New York, NY (February 23, 2018) — Presented Presented by Friends of the High Line, High Line Art is pleased to announce a new High Line Commission by Dorothy Iannone, a Berlin-based American artist whose works focus on eroticism and the female sexual experience. Inspired by Egyptian frescoes, Byzantine mosaics, and ancient fertility statues, Iannone depicts the act of lovemaking not as an act of taboo, but rather as an act of spiritual union and transcendence. While now commonly lauded as transgressive and radical, her work, which often portrays her love affair with the late artist Dieter Roth, has been subject to frequent censorship since the 1960s. Iannone and Roth began creating work side-by-side after Iannone moved to Europe in 1967, and the two artists influenced each other’s works greatly for almost a decade. Overlooked for much of her career, Iannone’s magnetic and highly influential work finally began to receive widespread recognition in the late 2000s.

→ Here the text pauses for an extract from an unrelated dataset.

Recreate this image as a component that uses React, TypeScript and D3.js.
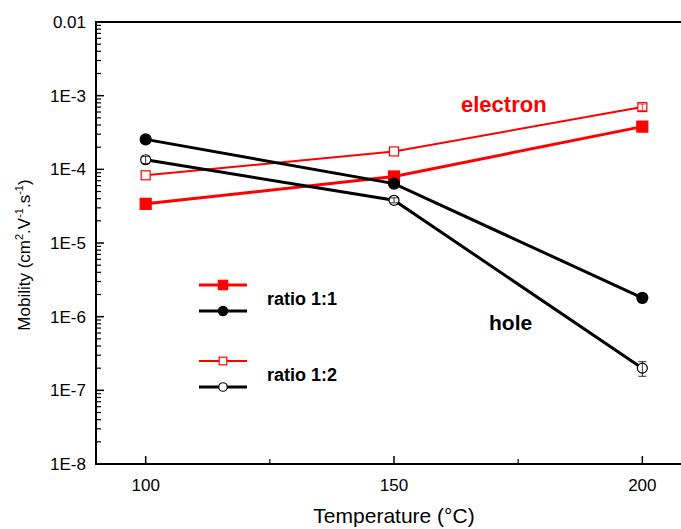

For the High Line, Iannone creates a new large-scale mural installation at 22nd Street. Iannone’s mural features three colorful Statues of Liberty. Between them run the words “I Lift My Lamp Beside the Golden Door,” which is the final line from Emma Lazarus’s poem “The New Colossus,” the ode to the freedom promised by immigration to America engraved on a bronze plaque mounted inside the statue at Liberty Island. While Iannone’s piece was conceived before the recent months of upheaval in the United States around immigration, an already contested topic, these recent debates have raised the Statue of Liberty anew as a symbol of the openness of New York City and the United States to those seeking asylum, freedom, or simply a better life. Iannone’s vibrant Liberties bring a bit of joy to an often exhausting and demoralizing political debate. “My first Statue of Liberty painting in 1976 presented a mighty woman with a torch who had, historically, in the feminine spirit of generosity and compassion, lifted her lamp before the golden door and offered welcome to the poor and tired of the world, yearning to breathe free,” says Iannone. “And now, some forty years later, Friends of the High Line has given me the privilege of enhancing an iconic public space. This time, my Liberties no longer stress their gender, because the times and our deepest needs have changed. Now, responding to the violence or indifference toward the pain of the others, and to the lack of recognition of their humanity, my Liberties cry.”
ABOUT THE ARTIST Dorothy Iannone (b. 1933, Boston, Massachusetts) lives and works in Berlin, Germany. Recent solo exhibitions have been presented at venues including the Centre Culturel Suisse, Paris, France (2016); Migros Museum, Zurich, Switzerland (2014); Berlinische Galerie, Berlin, Germany (2014); Camden Arts Centre, London, England (2013); Palais de Tokyo, Paris, France (2013); the New Museum, New York City (2009); Kunsthalle Wien, Vienna, Austrai (2006); and The Wrong Gallery, Tate Modern, London, England (2005). Iannone’s work has been included in group exhibitions at institutions such as MAMCO, Geneva, Switzerland (2017); Museu de Arte de São Paulo (MASP), São Paulo, Brazil (2017); Hammer Museum, Los Angeles (2016); and Hamburger Bahnhof, Berlin, Germany (2015). Her work has been featured in major international exhibitions including the 2nd Athens Biennal, Athens, Greece (2009); Whitney Biennial, Whitney Museum of American Art, New York (2006); Berlin Biennial for Contemporary Art, Berlin, Germany (2005); Friends of Fluxus Exhibition, collateral event to the 48th Venice Biennale, Venice, Italy (1999); and Daniel Spoerri, Moulin des Jouissances, collateral event to the 37th Venice Biennale, Venice, Italy (1976).